***** Data lines

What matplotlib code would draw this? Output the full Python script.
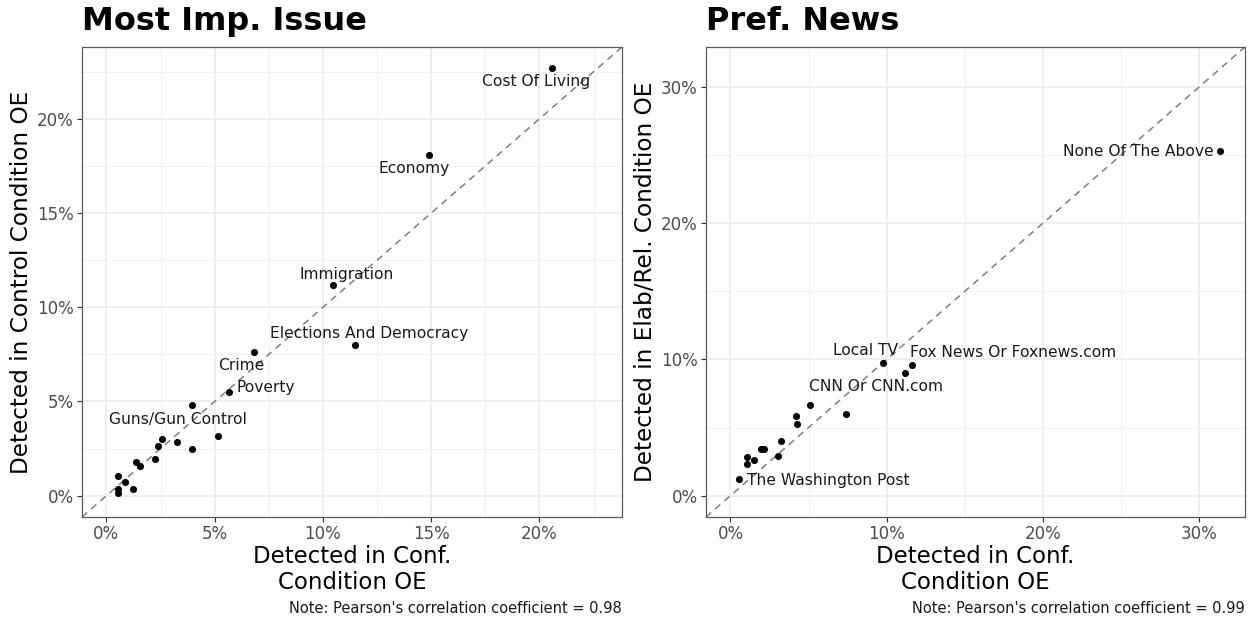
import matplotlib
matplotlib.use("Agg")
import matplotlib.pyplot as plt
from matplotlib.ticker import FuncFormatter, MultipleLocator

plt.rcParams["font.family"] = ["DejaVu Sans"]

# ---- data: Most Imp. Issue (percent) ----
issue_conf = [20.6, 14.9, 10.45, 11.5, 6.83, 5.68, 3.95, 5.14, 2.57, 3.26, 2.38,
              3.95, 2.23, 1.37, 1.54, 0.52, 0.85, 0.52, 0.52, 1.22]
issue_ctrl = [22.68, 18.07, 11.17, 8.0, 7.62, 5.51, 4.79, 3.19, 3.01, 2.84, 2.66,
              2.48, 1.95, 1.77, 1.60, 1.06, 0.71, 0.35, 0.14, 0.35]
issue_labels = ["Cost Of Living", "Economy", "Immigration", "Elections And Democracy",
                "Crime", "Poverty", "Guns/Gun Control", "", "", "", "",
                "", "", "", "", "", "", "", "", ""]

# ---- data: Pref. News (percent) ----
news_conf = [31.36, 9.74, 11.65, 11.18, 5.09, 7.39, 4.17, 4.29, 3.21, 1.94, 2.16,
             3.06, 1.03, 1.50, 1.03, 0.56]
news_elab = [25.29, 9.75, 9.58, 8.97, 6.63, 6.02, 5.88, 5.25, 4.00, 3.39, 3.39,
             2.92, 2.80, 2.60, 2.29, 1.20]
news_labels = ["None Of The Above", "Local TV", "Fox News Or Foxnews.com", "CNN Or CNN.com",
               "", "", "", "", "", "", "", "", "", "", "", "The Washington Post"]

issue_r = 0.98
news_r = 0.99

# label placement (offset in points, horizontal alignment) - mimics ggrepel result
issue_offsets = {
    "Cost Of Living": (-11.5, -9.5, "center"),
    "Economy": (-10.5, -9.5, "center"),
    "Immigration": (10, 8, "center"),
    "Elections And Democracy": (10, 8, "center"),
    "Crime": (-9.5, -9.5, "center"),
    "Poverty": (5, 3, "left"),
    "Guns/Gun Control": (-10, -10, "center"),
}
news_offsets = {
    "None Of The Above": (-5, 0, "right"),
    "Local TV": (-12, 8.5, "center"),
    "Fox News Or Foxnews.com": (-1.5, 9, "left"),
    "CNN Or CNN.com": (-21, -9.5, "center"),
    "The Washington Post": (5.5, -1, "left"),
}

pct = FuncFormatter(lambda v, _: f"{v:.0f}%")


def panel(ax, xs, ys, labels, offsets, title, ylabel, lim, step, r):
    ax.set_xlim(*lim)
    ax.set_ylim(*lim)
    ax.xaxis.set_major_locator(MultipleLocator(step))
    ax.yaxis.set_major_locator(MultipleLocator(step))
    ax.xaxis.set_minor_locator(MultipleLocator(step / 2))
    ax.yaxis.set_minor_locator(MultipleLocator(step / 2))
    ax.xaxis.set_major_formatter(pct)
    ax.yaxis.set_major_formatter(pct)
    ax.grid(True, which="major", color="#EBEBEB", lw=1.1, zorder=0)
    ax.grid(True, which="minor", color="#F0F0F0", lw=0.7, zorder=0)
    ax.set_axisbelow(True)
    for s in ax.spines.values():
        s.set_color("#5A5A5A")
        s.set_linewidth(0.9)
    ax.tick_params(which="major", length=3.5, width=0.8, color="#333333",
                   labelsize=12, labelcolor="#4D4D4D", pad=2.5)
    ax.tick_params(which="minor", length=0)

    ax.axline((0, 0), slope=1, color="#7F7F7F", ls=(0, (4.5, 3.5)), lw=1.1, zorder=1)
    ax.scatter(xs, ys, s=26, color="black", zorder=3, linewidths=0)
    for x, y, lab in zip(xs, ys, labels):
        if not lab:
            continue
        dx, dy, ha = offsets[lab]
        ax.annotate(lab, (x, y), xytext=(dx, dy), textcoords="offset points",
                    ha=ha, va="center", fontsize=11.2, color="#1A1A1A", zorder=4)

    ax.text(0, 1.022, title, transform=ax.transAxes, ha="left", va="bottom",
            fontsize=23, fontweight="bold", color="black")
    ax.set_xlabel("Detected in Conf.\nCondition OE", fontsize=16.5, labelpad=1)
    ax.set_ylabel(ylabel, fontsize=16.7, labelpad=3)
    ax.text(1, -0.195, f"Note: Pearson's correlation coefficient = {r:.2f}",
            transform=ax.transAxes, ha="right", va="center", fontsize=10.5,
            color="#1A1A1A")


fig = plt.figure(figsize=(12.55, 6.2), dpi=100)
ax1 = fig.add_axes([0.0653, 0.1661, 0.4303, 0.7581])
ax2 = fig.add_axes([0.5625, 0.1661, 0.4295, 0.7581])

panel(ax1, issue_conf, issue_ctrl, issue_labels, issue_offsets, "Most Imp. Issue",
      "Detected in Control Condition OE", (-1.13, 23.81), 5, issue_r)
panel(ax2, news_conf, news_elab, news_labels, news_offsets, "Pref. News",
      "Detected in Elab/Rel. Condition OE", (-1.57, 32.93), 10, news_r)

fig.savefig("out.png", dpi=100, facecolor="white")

**********

#### What is expected
Leave out any pictures, please, and quote only the lines from the top of the data through the line that contains "pct = FuncFormatter(lambda".

#### Answer in full
What matplotlib code would draw this? Output the full Python script.
import matplotlib
matplotlib.use("Agg")
import matplotlib.pyplot as plt
from matplotlib.ticker import FuncFormatter, MultipleLocator

plt.rcParams["font.family"] = ["DejaVu Sans"]

# ---- data: Most Imp. Issue (percent) ----
issue_conf = [20.6, 14.9, 10.45, 11.5, 6.83, 5.68, 3.95, 5.14, 2.57, 3.26, 2.38,
              3.95, 2.23, 1.37, 1.54, 0.52, 0.85, 0.52, 0.52, 1.22]
issue_ctrl = [22.68, 18.07, 11.17, 8.0, 7.62, 5.51, 4.79, 3.19, 3.01, 2.84, 2.66,
              2.48, 1.95, 1.77, 1.60, 1.06, 0.71, 0.35, 0.14, 0.35]
issue_labels = ["Cost Of Living", "Economy", "Immigration", "Elections And Democracy",
                "Crime", "Poverty", "Guns/Gun Control", "", "", "", "",
                "", "", "", "", "", "", "", "", ""]

# ---- data: Pref. News (percent) ----
news_conf = [31.36, 9.74, 11.65, 11.18, 5.09, 7.39, 4.17, 4.29, 3.21, 1.94, 2.16,
             3.06, 1.03, 1.50, 1.03, 0.56]
news_elab = [25.29, 9.75, 9.58, 8.97, 6.63, 6.02, 5.88, 5.25, 4.00, 3.39, 3.39,
             2.92, 2.80, 2.60, 2.29, 1.20]
news_labels = ["None Of The Above", "Local TV", "Fox News Or Foxnews.com", "CNN Or CNN.com",
               "", "", "", "", "", "", "", "", "", "", "", "The Washington Post"]

issue_r = 0.98
news_r = 0.99

# label placement (offset in points, horizontal alignment) - mimics ggrepel result
issue_offsets = {
    "Cost Of Living": (-11.5, -9.5, "center"),
    "Economy": (-10.5, -9.5, "center"),
    "Immigration": (10, 8, "center"),
    "Elections And Democracy": (10, 8, "center"),
    "Crime": (-9.5, -9.5, "center"),
    "Poverty": (5, 3, "left"),
    "Guns/Gun Control": (-10, -10, "center"),
}
news_offsets = {
    "None Of The Above": (-5, 0, "right"),
    "Local TV": (-12, 8.5, "center"),
    "Fox News Or Foxnews.com": (-1.5, 9, "left"),
    "CNN Or CNN.com": (-21, -9.5, "center"),
    "The Washington Post": (5.5, -1, "left"),
}

pct = FuncFormatter(lambda v, _: f"{v:.0f}%")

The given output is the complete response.